Draft Genome Sequence of Magnetovibrio blakemorei Strain MV-1, a Marine Vibrioid Magnetotactic Bacterium

Abstract

We report here the genome sequence of Magnetovibrio blakemorei MV-1, a marine vibrioid magnetotactic bacterium with a single polar flagellum. The current assembly consists of 91 contigs with a combined size of 3,638,804 bp (54.3% G+C content). This genome allows for further investigations of the molecular biomineralization mechanisms of magnetosome formation.

GENOME ANNOUNCEMENT

Magnetotactic bacteria are a heterologous group of prokaryotes that biomineralize nanosized, intracellular magnetic crystals surrounded by a phospholipid bilayer. These structures, termed magnetosomes, consist of magnetite (Fe₃O₄) or greigite (Fe₃S₄) and are generally organized in chains that cause cells to align along the earth’s geomagnetic field lines. This feature appears to be advantageous to motile aquatic bacteria as it reduces the need to navigate in three-dimensional space to movement in a single dimension in the search for optimal environmental conditions (usually microaerobic or anaerobic zones). Magnetosomes are not only excellent examples of prokaryotic biomineralization, but they also possess unique properties that are important for many biotechnological and medical applications (1).

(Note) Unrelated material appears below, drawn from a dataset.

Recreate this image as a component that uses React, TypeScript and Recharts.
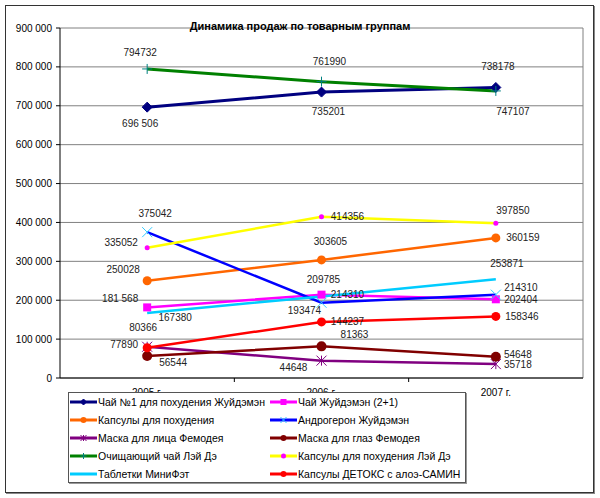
import React from "react";
import { CartesianGrid, LabelList, Legend, Line, LineChart, XAxis, YAxis } from "recharts";

const FONT = "Arial, 'Liberation Sans', sans-serif";

const YEARS = ["2005 г.", "2006 г.", "2007 г."];
const Y_TICKS = [0, 100000, 200000, 300000, 400000, 500000, 600000, 700000, 800000, 900000];

// values per product group, 2005..2007
const chaiN1 = [696506, 735201, 747107];
const chaiZhuy = [181568, 214310, 202404];
const kapsuly = [250028, 303605, 360159];
const androgeron = [375042, 193474, 214310];
const maskaLitso = [80366, 44648, 35718];
const maskaGlaza = [56544, 81363, 54648];
const ochishchChai = [794732, 761990, 738178];
const kapsulyLeyDe = [335052, 414356, 397850];
const miniFet = [167380, 209785, 253871];
const detoks = [77890, 144237, 158346];

// labels that Excel printed with a thousands separator
const SPACED = new Set([696506, 181568]);

type Shape = "diamond" | "square" | "circle" | "x" | "star" | "plus" | "dot" | "none";

const SERIES = [
  { key: "s1", name: "Чай №1 для похудения Жуйдэмэн", values: chaiN1, stroke: "#000080", shape: "diamond" as Shape, mark: "#000080", r: 5, w: 3 },
  { key: "s2", name: "Чай Жуйдэмэн (2+1)", values: chaiZhuy, stroke: "#FF00FF", shape: "square" as Shape, mark: "#FF00FF", r: 4, w: 2.5 },
  { key: "s3", name: "Капсулы для похудения", values: kapsuly, stroke: "#FF6600", shape: "circle" as Shape, mark: "#FF6600", r: 4.5, w: 2.5 },
  { key: "s4", name: "Андрогерон Жуйдэмэн", values: androgeron, stroke: "#0000FF", shape: "x" as Shape, mark: "#33CCFF", r: 5, w: 2.5 },
  { key: "s5", name: "Маска для лица Фемодея", values: maskaLitso, stroke: "#800080", shape: "star" as Shape, mark: "#800080", r: 5, w: 2.5 },
  { key: "s6", name: "Маска для глаз Фемодея", values: maskaGlaza, stroke: "#800000", shape: "circle" as Shape, mark: "#800000", r: 5, w: 2.5 },
  { key: "s7", name: "Очищающий чай Лэй Дэ", values: ochishchChai, stroke: "#008000", shape: "plus" as Shape, mark: "#008080", r: 5, w: 3 },
  { key: "s8", name: "Капсулы для похудения Лэй Дэ", values: kapsulyLeyDe, stroke: "#FFFF00", shape: "dot" as Shape, mark: "#FF00FF", r: 2.5, w: 2.5 },
  { key: "s9", name: "Таблетки МиниФэт", values: miniFet, stroke: "#00CCFF", shape: "none" as Shape, mark: "#00CCFF", r: 0, w: 2.5 },
  { key: "s10", name: "Капсулы ДЕТОКС с алоэ-САМИН", values: detoks, stroke: "#FF0000", shape: "circle" as Shape, mark: "#FF0000", r: 4.5, w: 2.5 },
];

// label centre offsets from each point [dx, dy]
const LABEL_OFFSETS: Record<string, [number, number][]> = {
  s1: [[-7, 16], [7, 19], [17, 24]],
  s2: [[-27, -9], [26, 0], [25, 0]],
  s3: [[-24, -11], [9, -18], [27, 0]],
  s4: [[8, -19], [-17, 8], [25, -7]],
  s5: [[-4, -19], [-28, 7], [22, 0]],
  s6: [[26, 6], [33, -12], [22, -2]],
  s7: [[-7, -16], [8, -20], [2, -24]],
  s8: [[-26, -5], [26, 0], [17, -13]],
  s9: [[28, 5], [2, -17], [11, -16]],
  s10: [[-23, -3], [26, 0], [26, 0]],
};

const rows = YEARS.map((year, i) => {
  const row: Record<string, string | number> = { year };
  SERIES.forEach((s) => (row[s.key] = s.values[i]));
  return row;
});

const spaced = (v: number) => String(v).replace(/\B(?=(\d{3})+(?!\d))/g, " ");

function Marker({ shape, cx, cy, color, r }: { shape: Shape; cx: number; cy: number; color: string; r: number }) {
  switch (shape) {
    case "diamond":
      return <polygon points={`${cx},${cy - r} ${cx + r},${cy} ${cx},${cy + r} ${cx - r},${cy}`} fill={color} stroke={color} />;
    case "square":
      return <rect x={cx - r} y={cy - r} width={2 * r} height={2 * r} fill={color} />;
    case "circle":
    case "dot":
      return <circle cx={cx} cy={cy} r={r} fill={color} />;
    case "x":
      return <path d={`M${cx - r},${cy - r}L${cx + r},${cy + r}M${cx - r},${cy + r}L${cx + r},${cy - r}`} stroke={color} strokeWidth={1} fill="none" />;
    case "star":
      return (
        <path
          d={`M${cx - r},${cy - r}L${cx + r},${cy + r}M${cx - r},${cy + r}L${cx + r},${cy - r}M${cx},${cy - r}L${cx},${cy + r}`}
          stroke={color}
          strokeWidth={1}
          fill="none"
        />
      );
    case "plus":
      return <path d={`M${cx - r},${cy}L${cx + r},${cy}M${cx},${cy - r}L${cx},${cy + r}`} stroke={color} strokeWidth={1} fill="none" />;
    default:
      return null;
  }
}

function XTick(props: any) {
  const { x, y, payload, index, width, visibleTicksCount } = props;
  const n = visibleTicksCount || YEARS.length;
  const half = (width || 523) / n / 2;
  return (
    <g>
      <text x={x} y={y + 18} textAnchor="middle" fontSize={10} fill="#000">
        {payload.value}
      </text>
      {index < n - 1 && <line x1={x + half} x2={x + half} y1={y} y2={y + 4} stroke="#000" />}
    </g>
  );
}

function makeLabel(key: string) {
  return (props: any) => {
    const { index, value } = props;
    const x = props.x ?? props.viewBox?.x;
    const y = props.y ?? props.viewBox?.y;
    const [dx, dy] = LABEL_OFFSETS[key][index];
    return (
      <text x={x + dx} y={y + dy} textAnchor="middle" dominantBaseline="central" fontSize={10} fill="#222">
        {SPACED.has(value) ? spaced(value) : String(value)}
      </text>
    );
  };
}

function LegendBox() {
  return (
    <div
      style={{
        width: "100%",
        height: "100%",
        boxSizing: "border-box",
        border: "1px solid #555",
        boxShadow: "1px 1px 0 #999",
        background: "#fff",
        display: "grid",
        gridTemplateColumns: "200px auto",
        gridAutoRows: "18px",
        fontSize: 10.5,
        fontFamily: FONT,
        color: "#000",
      }}
    >
      {SERIES.map((s) => (
        <div key={s.key} style={{ display: "flex", alignItems: "center", whiteSpace: "nowrap" }}>
          <svg width={29} height={10} style={{ flex: "none" }}>
            <line x1={1} x2={28} y1={5} y2={5} stroke={s.stroke} strokeWidth={3} />
            <Marker shape={s.shape} cx={14.5} cy={5} color={s.mark} r={Math.min(s.r, 3)} />
          </svg>
          <span>{s.name}</span>
        </div>
      ))}
    </div>
  );
}

export default function App() {
  return (
    <div style={{ position: "absolute", left: 0, top: 0, width: 600, height: 498, background: "#fff", fontFamily: FONT }}>
      <LineChart width={600} height={498} data={rows} margin={{ top: 28, right: 17, bottom: 90, left: 0 }} style={{ fontFamily: FONT }}>
        <CartesianGrid
          stroke="#808080"
          verticalCoordinatesGenerator={({ offset }: any) => [offset.left + offset.width]}
        />
        <XAxis
          dataKey="year"
          scale="band"
          axisLine={{ stroke: "#000" }}
          tickLine={false}
          tickSize={0}
          tickMargin={0}
          height={30}
          tick={<XTick />}
          interval={0}
        />
        <YAxis
          domain={[0, 900000]}
          ticks={Y_TICKS}
          width={60}
          tickSize={4}
          tickMargin={4}
          axisLine={{ stroke: "#000" }}
          tickLine={{ stroke: "#000" }}
          tick={{ fontSize: 10, fill: "#000" }}
          tickFormatter={(v: number) => spaced(v)}
          interval={0}
        />
        {SERIES.map((s) => (
          <Line
            key={s.key}
            dataKey={s.key}
            name={s.name}
            stroke={s.stroke}
            strokeWidth={s.w}
            isAnimationActive={false}
            activeDot={false}
            dot={
              s.shape === "none"
                ? false
                : (p: any) => <Marker key={`${s.key}-${p.index}`} shape={s.shape} cx={p.cx} cy={p.cy} color={s.mark} r={s.r} />
            }
          >
            <LabelList dataKey={s.key} content={makeLabel(s.key)} />
          </Line>
        ))}
        <Legend
          layout="vertical"
          align="center"
          verticalAlign="middle"
          content={() => <LegendBox />}
          wrapperStyle={{ left: 68, top: 392, width: 398, height: 91 }}
        />
      </LineChart>
      <div
        style={{
          position: "absolute",
          left: 0,
          top: 19,
          width: 600,
          textAlign: "center",
          fontWeight: "bold",
          fontSize: 11,
          lineHeight: "14px",
          color: "#000",
          pointerEvents: "none",
        }}
      >
        Динамика продаж по товарным группам
      </div>
      <div
        style={{
          position: "absolute",
          left: 5,
          top: 5,
          width: 587,
          height: 486,
          border: "1px solid #333",
          boxShadow: "1px 1px 0 #888",
          pointerEvents: "none",
        }}
      />
    </div>
  );
}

Magnetovibrio blakemorei MV-1 is a marine magnetotactic vibrio with a single polar flagellum that is significantly different from other magnetotactic bacteria in its metabolism and in the morphology of its magnetosome crystals. Specifically, M. blakemorei MV-1 grows microaerophilically and anaerobically using nitrous oxide (N₂O) as a terminal electron acceptor. It produces chains of elongated magnetosomes comprising magnetite with a crystal morphology described as truncated hexa-octahedrons (2).

The 3,638,804-bp M. blakemorei MV-1 genome sequence was generated by combining the following sequencing methods: Solexa (8× coverage), 454 (65× coverage), and Sanger sequencing (5,244 reads). Combining the assemblies of Solexa and 454 data resulted in 191 contigs. The assembly was improved by joining fragments using inverse and conventional PCR followed by Sanger sequencing of amplified regions. This approach reduced the number of contigs to 91. Automated annotation by RAST (3) generated 3,564 predicted coding sequences, including 1,157 hypothetical proteins and 49 total RNAs. The difficulty in sealing this genome into a single contig is related to the presence of 62 transposase genes.

Currently, there are no specific details on which genes determine the elongated morphology of magnetosome crystals. To determine this, genes have to be inactivated, which requires a tractable genetic system. The sequencing of the M. blakemorei MV-1 genome should provide information on the metabolic pathways to allow the development of such a genetic system. Specifically, evidence for the potential utilization of specific terminal electron acceptors for growth is present as genes within the genome identified through annotation. Several of these reductase genes were identified, including arsenate, dimethyl sulfoxide, sulfite, nitrate, nitrite, nitric oxide, and nitrous oxide, although the ability to support growth of some of these compounds needs to be tested. In addition, magnetosome synthesis requires an efficient iron acquisition system. The genome of M. blakemorei MV-1 contains the following iron transport genes: a ferric iron ABC transporter and permease, a ferric siderophore transport system, ferrous iron transporters, a high-affinity Fe²⁺/Pb²⁺ permease, and a high-affinity iron transporter.

Finally, access to the M. blakemorei MV-1 genome will allow for transcriptome analysis to investigate novel magnetosome-related genes not previously described in other magnetotactic bacteria that are expressed during magnetosome synthesis.

Accession number(s).

This whole-genome shotgun project has been deposited at DDBJ/ENA/GenBank under the accession number MCGG00000000. The version described in this paper is the first version, MCGG01000000.